Photo Credit – Allen Douglas / Kamloops Blazers
D.O.B – September 25, 2001
Nationality – Canada
Draft Eligibility – 2020
Weight –181 lbs
Position – Center
Handedness – Left
Zary’s Style Of Play
If Saskatoon native Connor Zary had been born just 10 days earlier he would have been eligible for the 2019 draft. And if this alternate timeline was reality? The Kamloops Blazers pivot would still have certainly gone top 20 or so in that draft thanks to putting up 67 points in 63 games as a 17-year-old.
Naturally, therefore, Zary came into the 2019-20 season pencilled in as a top ten pick. Yet, more than a year on and it is no guarantee that Zary goes top 20 despite another year of development. So why is this? It is certainly not due to a lack of production. In 57 games he posted 38 goals and 86 points. Over 1.5 P/GP in the WHL, not an easy feat for a draft eligible. It is also not due to character, either on or off ice. Not only is Zary, by all accounts, loved by coaches and team-mates, but when you watch him you see the effort he gives in all three zones. Furthermore, ask virtually any scout or prospect watcher about Zary and there won’t be any “haters”, no-one who does not think that he can be a good NHL player.

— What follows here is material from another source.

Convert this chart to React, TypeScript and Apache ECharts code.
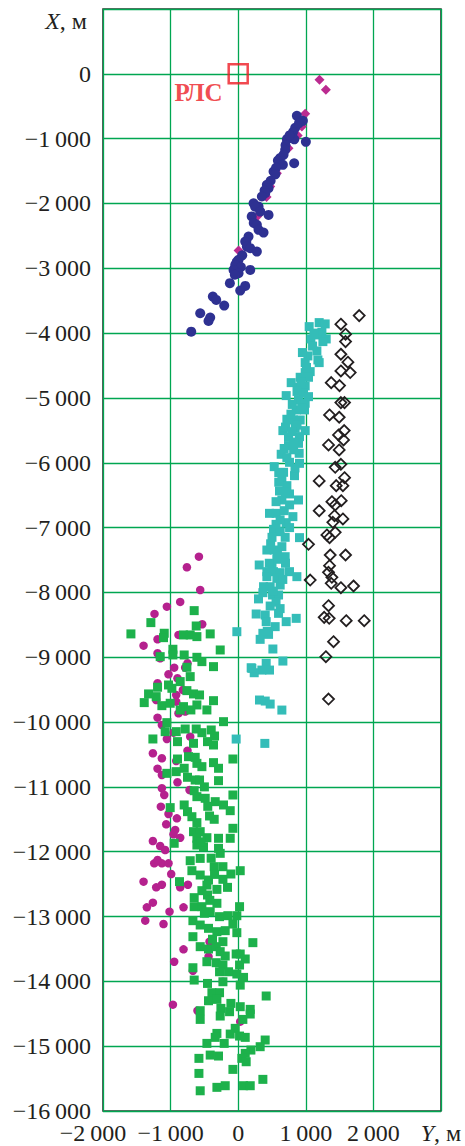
import React, { useEffect, useRef } from "react";
import * as echarts from "echarts";

// [Y, X] pairs (metres)
const blueCircles: number[][] = [
  [868,-648],[957,-725],[843,-833],[900,-760],[810,-900],[794,-967],[720,-1008],[780,-990],[830,-1010],[1001,-1049],
  [760,-950],[700,-1100],[695,-1173],[671,-1250],[620,-1300],[587,-1337],[661,-1404],[828,-1379],[523,-1507],[560,-1450],
  [550,-1550],[480,-1650],[424,-1713],[449,-1765],[390,-1800],[400,-1841],[350,-1893],[227,-1996],[301,-2047],[250,-2050],
  [325,-2125],[449,-2176],[200,-2200],[230,-2300],[276,-2330],[301,-2407],[375,-2449],[153,-2511],[104,-2588],[120,-2600],
  [128,-2665],[178,-2690],[276,-2742],[60,-2800],[5,-2870],[-20,-2900],[-44,-2948],[40,-2980],[-69,-3025],[178,-3025],
  [5,-3076],[-50,-3100],[-123,-3230],[104,-3272],[30,-3344],[-375,-3436],[-325,-3488],[-207,-3575],[-562,-3693],[-414,-3760],
  [-439,-3812],[-695,-3977]
];
const magentaDiamonds: number[][] = [
  [1203,-93],[1297,-247],[991,-617],[942,-813],[880,-950],[744,-1147],[572,-1533],[473,-1739],[420,-1900],[325,-2099],
  [280,-2200],[237,-2253],[5,-2727]
];
const cyanSquares: number[][] = [
  [1198,-3838],[1287,-3858],[1050,-3900],[1238,-3986],[1075,-4090],[1188,-4028],[1302,-4090],[1253,-4131],[1164,-4275],[1031,-4352],
  [1179,-4414],[1198,-4455],[991,-4455],[1065,-4594],[991,-4609],[917,-4681],[784,-4764],[1040,-4681],[991,-4815],[902,-4835],
  [710,-4964],[966,-4928],[1040,-4980],[892,-5031],[991,-5082],[858,-5185],[981,-5185],[720,-5329],[818,-5340],[917,-5340],
  [661,-5504],[843,-5468],[991,-5504],[744,-5607],[907,-5597],[744,-5736],[892,-5700],[636,-5869],[902,-5854],[533,-6060],
  [759,-5993],[907,-6009],[671,-6147],[833,-6199],[646,-6265],[720,-6353],[611,-6435],[759,-6481],[892,-6574],[646,-6574],
  [463,-6780],[562,-6780],[681,-6739],[809,-6831],[710,-6924],[522,-7027],[621,-7063],[695,-7150],[907,-7155],[424,-7346],
  [533,-7346],[646,-7294],[695,-7449],[572,-7489],[311,-7577],[424,-7680],[522,-7680],[621,-7695],[759,-7680],[868,-7757],
  [424,-7757],[572,-7783],[375,-7912],[473,-7912],[621,-7886],[365,-8004],[508,-8040],[597,-8040],[473,-8210],[266,-8333],
  [400,-8349],[597,-8323],[710,-8451],[858,-8400],[414,-8451],[547,-8528],[365,-8631],[449,-8647],[325,-8724],[-20,-8606],
  [513,-8873],[661,-9059],[414,-9094],[192,-9162],[350,-9198],[463,-9198],[237,-9239],[202,-9172],[315,-9660],[400,-9676],
  [473,-9722],[646,-9815],[-30,-10262],[394,-10329],[1100,-4200],[950,-4300],[800,-5100],[700,-5450],[820,-5800],[600,-6300],
  [760,-6650],[560,-6950],[480,-7250],[700,-7550],[500,-7600],[560,-8150],[300,-8100],
  [1120,-4000],[1010,-4530],[930,-4750],[870,-4900],[940,-5150],[780,-5250],[870,-5420],[790,-5520],[820,-5680],[680,-5780],
  [720,-5920],[840,-6080],[600,-6150],[700,-6450],[560,-6600],[620,-6880],[760,-7000],[500,-7150],[580,-7400],[460,-7550],
  [660,-7800],[520,-7980],[430,-8600],[620,-8250]
];
const blackDiamonds: number[][] = [
  [1790,-3730],[1519,-3863],[1588,-4017],[1588,-4131],[1519,-4326],[1623,-4449],[1519,-4583],[1657,-4609],[1376,-4764],[1499,-4810],
  [1519,-5072],[1573,-5072],[1351,-5262],[1494,-5298],[1568,-5504],[1484,-5571],[1558,-5648],[1336,-5725],[1494,-5802],[1519,-6024],
  [1435,-6070],[1573,-6230],[1198,-6281],[1450,-6353],[1549,-6353],[1524,-6585],[1386,-6600],[1435,-6651],[1198,-6739],[1425,-6816],
  [1549,-6867],[1400,-6918],[1435,-7073],[1312,-7114],[1351,-7155],[1040,-7258],[1361,-7423],[1588,-7423],[1351,-7588],[1336,-7690],
  [1386,-7767],[1065,-7809],[1376,-7860],[1519,-7927],[1706,-7901],[1336,-8205],[1272,-8385],[1346,-8400],[1598,-8436],[1864,-8436],
  [1410,-8760],[1297,-8992],[1336,-9645]
];
const magentaCircles: number[][] = [
  [-581,-7448],[-759,-7612],[-562,-7962],[-858,-8147],[-1055,-8220],[-1238,-8332],[-532,-8491],[-1193,-8723],[-1400,-8821],[-883,-8656],
  [-1193,-8939],[-1154,-9016],[-947,-9161],[-750,-9093],[-784,-9161],[-1031,-9263],[-898,-9325],[-1193,-9402],[-818,-9505],[-917,-9582],
  [-1213,-9659],[-917,-9685],[-883,-9865],[-784,-9839],[-1193,-9932],[-1129,-10045],[-957,-10164],[-1055,-10261],[-710,-10225],[-750,-10441],
  [-1262,-10482],[-1129,-10559],[-1193,-10719],[-917,-10600],[-1129,-10816],[-898,-10929],[-1129,-11021],[-1094,-11125],[-720,-11048],[-1144,-11305],
  [-1031,-11418],[-907,-11485],[-1065,-11577],[-932,-11665],[-957,-11731],[-858,-11784],[-1262,-11835],[-1154,-11912],[-1080,-11974],[-1129,-12179],
  [-1242,-12179],[-1193,-12128],[-1031,-12179],[-991,-12344],[-1400,-12462],[-1213,-12550],[-1129,-12509],[-858,-12550],[-744,-12509],[-1262,-12786],
  [-1351,-12858],[-1016,-12925],[-809,-12858],[-1375,-13064],[-1105,-13116],[-424,-13388],[-809,-13506],[-439,-13620],[-947,-13697],[-670,-13836],
  [-226,-14006],[-966,-14360],[-602,-14453],[30,-14622]
];
const greenSquares: number[][] = [
  [-651,-8281],[-1292,-8466],[-1587,-8640],[-1094,-8630],[-1105,-8698],[-621,-8518],[-809,-8656],[-710,-8656],[-611,-8682],[-414,-8640],
  [-966,-8877],[-266,-8888],[-1154,-8991],[-966,-8965],[-799,-8965],[-611,-9001],[-537,-9068],[-365,-9145],[-759,-9155],[-710,-9299],
  [-858,-9376],[-1193,-9463],[-1031,-9428],[-981,-9479],[-1326,-9566],[-1213,-9608],[-759,-9515],[-661,-9566],[-572,-9582],[-1390,-9700],
  [-1129,-9747],[-1006,-9710],[-809,-9762],[-611,-9736],[-365,-9670],[-858,-9813],[-700,-9813],[-463,-9813],[-217,-9994],[-1055,-10009],
  [-1080,-10148],[-917,-10148],[-784,-10107],[-621,-10107],[-537,-10164],[-399,-10122],[-350,-10215],[-1262,-10261],[-898,-10302],[-661,-10328],
  [-454,-10302],[-365,-10354],[-898,-10570],[-735,-10534],[-636,-10544],[-78,-10570],[-611,-10637],[-537,-10688],[-365,-10626],[-291,-10713],
  [-1055,-10791],[-917,-10765],[-799,-10713],[-750,-10852],[-636,-10894],[-572,-10894],[-291,-10904],[-651,-11059],[-611,-11151],[-78,-11125],
  [-488,-11176],[-340,-11228],[-217,-11279],[-1006,-11320],[-799,-11279],[-750,-11382],[-118,-11367],[-685,-11460],[-424,-11449],[-355,-11500],
  [-611,-11552],[-78,-11639],[-661,-11691],[-562,-11691],[-611,-11793],[-463,-11784],[-291,-11793],[-118,-11793],[-947,-11870],[-611,-11897],
  [-513,-11923],[-291,-11948],[-266,-12025],[-710,-12139],[-562,-12103],[-355,-12231],[-226,-12231],[30,-12293],[-108,-12344],[-685,-12293],
  [-562,-12360],[-868,-12462],[-439,-12437],[-226,-12426],[-463,-12514],[-315,-12581],[-158,-12550],[-537,-12601],[-651,-12709],[-454,-12668],
  [-651,-12848],[-537,-12848],[-315,-12796],[20,-12848],[-414,-12925],[-276,-13002],[-153,-12987],[-20,-12987],[-670,-13064],[-562,-13131],
  [-439,-13182],[-315,-13234],[-192,-13218],[-78,-13116],[-20,-13249],[-670,-13311],[217,-13403],[-562,-13465],[-439,-13501],[-325,-13465],
  [-226,-13388],[-266,-13542],[-192,-13609],[-30,-13578],[30,-13578],[104,-13655],[-463,-13697],[-325,-13712],[-670,-13790],[-226,-13748],
  [20,-13748],[-276,-13852],[-143,-13852],[-20,-13887],[79,-13939],[-651,-13980],[-454,-14032],[-226,-14006],[30,-14058],[-389,-14175],
  [-276,-14175],[414,-14226],[-439,-14299],[-315,-14278],[-108,-14340],[30,-14391],[-562,-14453],[-256,-14417],[-128,-14468],[178,-14432],
  [178,-14504],[-562,-14587],[-266,-14535],[69,-14587],[-44,-14725],[-315,-14803],[-118,-14813],[20,-14844],[104,-14864],[-340,-14864],
  [399,-14905],[325,-15008],[-463,-14957],[-207,-14957],[188,-15060],[104,-15111],[-414,-15137],[-291,-15152],[-581,-15188],[54,-15188],
  [118,-15240],[-78,-15358],[-581,-15420],[365,-15512],[-315,-15635],[-192,-15610],[79,-15610],[178,-15610],[-562,-15688],
  [-500,-11000],[-450,-11300],[-550,-11850],[-400,-12100],[-350,-12350],[-500,-12950],[-380,-13350],[-420,-12750]
];
const radarPos: number[][] = [[0, 0]];
const radarLabel = "РЛС";

const yTicksMin = -16000;
const yTicksMax = 1000;
const xTicksMin = -2000;
const xTicksMax = 3000;
const tickStep = 1000;

const SERIF = "Liberation Serif";
const TXT = "#231f20";

function fmt(v: number): string {
  if (v === 0) return "0";
  const a = Math.abs(v);
  let s: string;
  if (a >= 1000) {
    const th = Math.floor(a / 1000);
    const rest = String(a % 1000).padStart(3, "0");
    s = th + "\u2009" + rest;
  } else s = String(a);
  return (v < 0 ? "\u2212" : "") + s;
}

export default function App() {
  const ref = useRef<HTMLDivElement>(null);
  useEffect(() => {
    if (!ref.current) return;
    const chart = echarts.init(ref.current, undefined, { renderer: "svg" });
    const sq = (data: number[][], name: string, symbol: string, size: number, color: string, extra: any = {}) => ({
      type: "scatter",
      name,
      data,
      symbol,
      symbolSize: size,
      itemStyle: { color, opacity: 1, ...extra },
      emphasis: { disabled: true },
    });
    chart.setOption({
      animation: false,
      grid: {
        left: 103,
        right: 24,
        top: 9,
        bottom: 35,
        show: true,
        borderColor: "#333333",
        borderWidth: 1.6,
        backgroundColor: "transparent",
      },
      xAxis: {
        type: "value",
        min: xTicksMin,
        max: xTicksMax,
        interval: tickStep,
        axisLine: { show: false },
        axisTick: { show: false },
        splitLine: { show: true, lineStyle: { color: "#00a651", width: 1.3 } },
        axisLabel: {
          margin: 10,
          fontFamily: SERIF,
          fontSize: 24,
          color: TXT,
          showMaxLabel: true,
          showMinLabel: true,
          formatter: (v: number) => {
            if (v === xTicksMax) return "{i|Y}, м";
            if (v === xTicksMin) return "{s|" + fmt(v) + "}";
            return fmt(v);
          },
          rich: {
            i: { fontFamily: SERIF, fontSize: 24, color: TXT, fontStyle: "italic" },
            s: { fontFamily: SERIF, fontSize: 24, color: TXT, padding: [0, 20, 0, 0] },
          },
        },
      },
      yAxis: {
        type: "value",
        min: yTicksMin,
        max: yTicksMax,
        interval: tickStep,
        axisLine: { show: false },
        axisTick: { show: false },
        splitLine: { show: true, lineStyle: { color: "#00a651", width: 1.3 } },
        axisLabel: {
          margin: 12,
          fontFamily: SERIF,
          fontSize: 24,
          color: TXT,
          showMaxLabel: true,
          formatter: (v: number) => (v === yTicksMax ? "" : fmt(v)),
        },
      },
      graphic: [
        {
          type: "text",
          x: 87,
          y: 21,
          style: {
            text: "{i|X}, м",
            align: "right",
            verticalAlign: "middle",
            fontFamily: SERIF,
            fontSize: 24,
            fill: TXT,
            rich: {
              i: { fontFamily: SERIF, fontSize: 24, fill: TXT, fontStyle: "italic" },
            },
          },
        },
      ],
      series: [
        sq(magentaDiamonds, "md", "diamond", 10, "#bb2b90"),
        sq(blueCircles, "bc", "circle", 10, "#2e3192"),
        sq(cyanSquares, "cs", "rect", 9, "#34bdb8"),
        sq(blackDiamonds, "bd", "diamond", 11, "rgba(255,255,255,0)", { borderColor: "#231f20", borderWidth: 1.8 }),
        sq(magentaCircles, "mc", "circle", 8.5, "#b5218e"),
        sq(greenSquares, "gs", "rect", 9, "#1db14b"),
        {
          type: "scatter",
          name: "radar",
          data: radarPos,
          symbol: "rect",
          symbolSize: 19,
          itemStyle: { color: "rgba(255,255,255,0)", borderColor: "#ed1c24", borderWidth: 2.5 },
          emphasis: { disabled: true },
          label: {
            show: true,
            formatter: radarLabel,
            position: [-53, 29],
            align: "left",
            verticalAlign: "middle",
            fontFamily: SERIF,
            fontWeight: "bold",
            fontSize: 25,
            color: "#ec1c24",
          },
          z: 5,
        },
      ],
    });
    return () => chart.dispose();
  }, []);
  return (
    <div
      ref={ref}
      style={{ position: "fixed", left: 0, top: 0, width: 465, height: 1146, background: "#ffffff" }}
    />
  );
}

Certainly, at least part of the reason for his slide down draft boards is due to the underestimation of the European draft crop coming into 2019-20. Players like Tim Stützle, Lukas Reichel, John-Jason Peterka and William Wallinder “came out of no-where”, while Marco Rossi, Anton Lundell, Jan Myšák, Helge Grans and Emil Andrae improved their stock heavily over the course of the season. But this is not the only reason – or the biggest reason – the man from the “Paris of the Prairies” seems like a mid-first-rounder who may well be available after 20th overall.
The biggest reason? Zary – while very “well-rounded” – does not do that many things at a high-end level. He is solid, or even, good, in almost every area, but not too much stands out in terms of skills or tools that present themselves to you as those of a future first line guy.
Offensively he can be dangerous on the cycle and the rush, and he uses a strong offensive IQ to get to danger areas, having no issue hanging out around the net, and generally finding a way to get clean air in-close. In terms of shooting he has a quick release and good accuracy, and can stun goalies with either a wrist or snap-shot. However, he does not have great power on his shot at this venture.
The pick of his offensive skills though are arguably his hands. He can make skilled plays in stride, deke past opponents, and make goalies freeze in close. Zary also protects the puck very well in the cycle game and keeps plays alive as a result. Combine this with good vision and he has the ability to create dangerous chances for team-mates. Though given his hands and offensive IQ you would expect him to produce more high danger chances for line-mates as a pivot, and he misses passes at times.
While a solid 200-ft player, who can penalty-kill, don’t expect Zary to ever be a Selke candidate. He works hard inside his own blue-line, but does not seem to possess high defensive hockey IQ. Also, at times he does not keep his feet moving and in turn loses the play.
If anything can be considered a real “flaw” with Zary it is his skating. He is not a slow, or bad, skater. However, he has a slightly choppy stride where he does not extend as much as he should, and hunches over in stride, which limits his acceleration. Additionally, he struggles to get free from pressing opposition in the cycle game due to his edge-work allowing little room for elusiveness, even if he manages to keep the puck due to his strength on his skates. For Zary to fulfil his potential and become a legitimate top six NHL player this needs to improve.
If Zary can tidy up his skating and continue to develop he will 100% be an NHL player. As for upside? It is hard to envision him as more than a solid 2C down the line. But also hard to see him not becoming a decent third liner at worst.
Brayden Schenn, Center, St. Louis Blues
Zary does not quite have the shot that Schenn does, and is not as good a passer either. However, both are well-rounded players who have great hands, are strong on the puck, and get to danger areas to produce goals for their team. Like Schenn, Zary is an average skater and solid – if not great – defensively. Naturally, Zary is not as talented, and don’t expect any 70-point seasons from him. But a ~50 point version of Brayden Schenn would be a solid pick-up in the mid-late first round.